The Onyx Outback is handsome and aggressive with the larger black wheels and various sporty upgrades. Colten was a great sales guy and we were In & out in 20 minutes. No test drive needed thank you. I have one in the driveway my daughter now calls hers. I gotta ride. Heuberger is a large smooth, professional operation. With good credit and a stout down payment we qualified for zero interest. A nice surprise. There was Achilles heal that the internet exposed. The mighty Rockford Fosgate sound system was weak. Dozens of pissy Onyx owners chimed in on how awesome the car is, but, you would think they would have put some jams in that hot little box. They were right! Situation cured with a $500 Sub-woofer upgrade from Quality Auto Sound.
The predictable drive back from Colorado Springs was once again punctuated by suicidal idiots tempting fate for a car length. I remember being one of those when I commuted. Today I drive in the slow lane and listen for Mile Davis to signal Tony Williams to take the drum solo with a grunt of his horn that you only know about because you read the book.
I arrive home to a flurry of howls and tail wagging, The pack has grown to 3 with my daughters Corgi. No cooks but all are great kissers. My wife has one statement; “Holy shit is this thing fast”. I grab the keyless device and head for the car (that device would be lost leaving Aspen 2 weeks later, when I left in in the wheel tray of my roof rack upon departing).
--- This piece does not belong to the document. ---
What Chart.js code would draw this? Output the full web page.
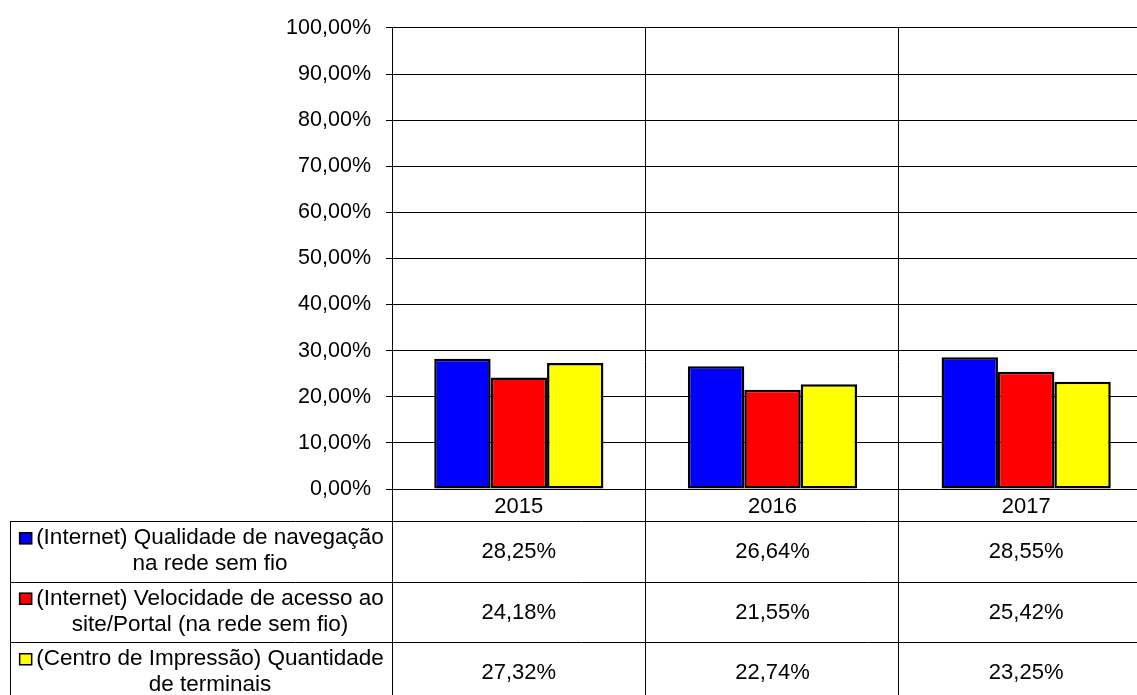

I immediately head up Deer Creek Canyon. They were not kidding about the stereo. Underwhelming is an understatement. But the acceleration was out-of-this-world. A true wolf in sheep’s clothing. The base savings quickly evaporated in must have accessories:
- -$500 Sub woofer
- -$400 Front clear bra and tint front windows
- -$1000 Thule rack system with tower, two bike treys and large ski rack
- -$400 Trailer hitch
The twin turbo provides a neck snapping acceleration that seems more like a Porsche or Audi,but she steers like a Subaru so you need to kind of “aim” it. Don’t worry it has all the radar devices of a F-16 so it tells you when you are not aiming it accurately. The display screen is the largest of any model and you could watch Gone with The Wind on this thing not feel like you missed The Elvis Theater experience.
The speedometer goes to 160 and I have a hunch it can get here.
That wagon can kiss and cook. After 5,000 miles chasing powder all winter. It’s the perfect car for us now, it’s a two person show.
With the Tacoma in the driveway…we are good.
So… the question needs to be asked.
Should this article be changed to a Heuberger in Paradise?
I like mine with lettuce and tomato, Heinz 57 and French fried potatoes, Big Kosher pickle and cold draft beer, Well, good God almighty which way do I steer?